** Begin Dataset excerpt **

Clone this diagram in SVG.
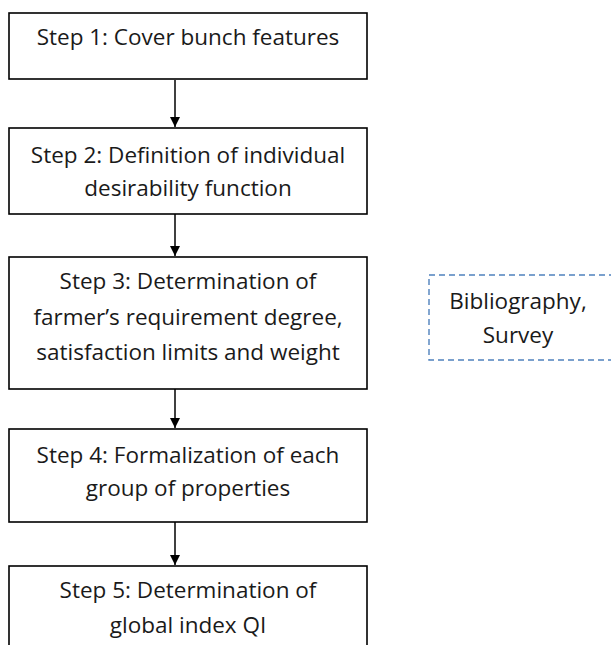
<svg xmlns="http://www.w3.org/2000/svg" width="611" height="645" viewBox="0 0 611 645">
  <defs>
    <marker id="arrow" markerWidth="10" markerHeight="10" refX="10" refY="5" orient="auto" markerUnits="userSpaceOnUse">
      <path d="M0,0 L10,5 L0,10 Z" fill="#000"/>
    </marker>
    <style>
      .box { fill: #fff; stroke: #000; stroke-width: 1.6; }
      .dash { fill: none; stroke: #4f81bd; stroke-width: 1.4; stroke-dasharray: 6 4; }
      .lbl { font-family: "Open Sans", "Liberation Sans", Arial, sans-serif; font-size: 22.5px; fill: #1a1a1a; text-anchor: middle; }
      .conn { stroke: #000; stroke-width: 1.5; fill: none; }
    </style>
  </defs>
  <rect width="611" height="645" fill="#fff"/>

  <g id="connectors">
    <line class="conn" x1="175" y1="80" x2="175" y2="127" marker-end="url(#arrow)"/>
    <line class="conn" x1="175" y1="214" x2="175" y2="256" marker-end="url(#arrow)"/>
    <line class="conn" x1="175" y1="389" x2="175" y2="428" marker-end="url(#arrow)"/>
    <line class="conn" x1="175" y1="522" x2="175" y2="565" marker-end="url(#arrow)"/>
  </g>

  <g id="step1">
    <rect class="box" x="9" y="13" width="358" height="66"/>
    <text class="lbl" x="188" y="45">Step 1: Cover bunch features</text>
  </g>
  <g id="step2">
    <rect class="box" x="9" y="128" width="358" height="86"/>
    <text class="lbl" x="188" y="163">Step 2: Definition of individual</text>
    <text class="lbl" x="188" y="196">desirability function</text>
  </g>
  <g id="step3">
    <rect class="box" x="9" y="257" width="358" height="132"/>
    <text class="lbl" x="188" y="289">Step 3: Determination of</text>
    <text class="lbl" x="188" y="325">farmer’s requirement degree,</text>
    <text class="lbl" x="188" y="360">satisfaction limits and weight</text>
  </g>
  <g id="step4">
    <rect class="box" x="9" y="429" width="358" height="93"/>
    <text class="lbl" x="188" y="463">Step 4: Formalization of each</text>
    <text class="lbl" x="188" y="496">group of properties</text>
  </g>
  <g id="step5">
    <rect class="box" x="9" y="566" width="358" height="100"/>
    <text class="lbl" x="188" y="598">Step 5: Determination of</text>
    <text class="lbl" x="188" y="633">global index QI</text>
  </g>
  <g id="sources">
    <rect class="dash" x="429" y="275" width="200" height="85"/>
    <text class="lbl" x="518" y="309">Bibliography,</text>
    <text class="lbl" x="518" y="343">Survey</text>
  </g>
</svg>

** End Dataset excerpt **

Drop the images and repeat the data exactly.

Clone this diagram in SVG.
<svg xmlns="http://www.w3.org/2000/svg" width="611" height="645" viewBox="0 0 611 645">
  <defs>
    <marker id="arrow" markerWidth="10" markerHeight="10" refX="10" refY="5" orient="auto" markerUnits="userSpaceOnUse">
      <path d="M0,0 L10,5 L0,10 Z" fill="#000"/>
    </marker>
    <style>
      .box { fill: #fff; stroke: #000; stroke-width: 1.6; }
      .dash { fill: none; stroke: #4f81bd; stroke-width: 1.4; stroke-dasharray: 6 4; }
      .lbl { font-family: "Open Sans", "Liberation Sans", Arial, sans-serif; font-size: 22.5px; fill: #1a1a1a; text-anchor: middle; }
      .conn { stroke: #000; stroke-width: 1.5; fill: none; }
    </style>
  </defs>
  <rect width="611" height="645" fill="#fff"/>

  <g id="connectors">
    <line class="conn" x1="175" y1="80" x2="175" y2="127" marker-end="url(#arrow)"/>
    <line class="conn" x1="175" y1="214" x2="175" y2="256" marker-end="url(#arrow)"/>
    <line class="conn" x1="175" y1="389" x2="175" y2="428" marker-end="url(#arrow)"/>
    <line class="conn" x1="175" y1="522" x2="175" y2="565" marker-end="url(#arrow)"/>
  </g>

  <g id="step1">
    <rect class="box" x="9" y="13" width="358" height="66"/>
    <text class="lbl" x="188" y="45">Step 1: Cover bunch features</text>
  </g>
  <g id="step2">
    <rect class="box" x="9" y="128" width="358" height="86"/>
    <text class="lbl" x="188" y="163">Step 2: Definition of individual</text>
    <text class="lbl" x="188" y="196">desirability function</text>
  </g>
  <g id="step3">
    <rect class="box" x="9" y="257" width="358" height="132"/>
    <text class="lbl" x="188" y="289">Step 3: Determination of</text>
    <text class="lbl" x="188" y="325">farmer’s requirement degree,</text>
    <text class="lbl" x="188" y="360">satisfaction limits and weight</text>
  </g>
  <g id="step4">
    <rect class="box" x="9" y="429" width="358" height="93"/>
    <text class="lbl" x="188" y="463">Step 4: Formalization of each</text>
    <text class="lbl" x="188" y="496">group of properties</text>
  </g>
  <g id="step5">
    <rect class="box" x="9" y="566" width="358" height="100"/>
    <text class="lbl" x="188" y="598">Step 5: Determination of</text>
    <text class="lbl" x="188" y="633">global index QI</text>
  </g>
  <g id="sources">
    <rect class="dash" x="429" y="275" width="200" height="85"/>
    <text class="lbl" x="518" y="309">Bibliography,</text>
    <text class="lbl" x="518" y="343">Survey</text>
  </g>
</svg>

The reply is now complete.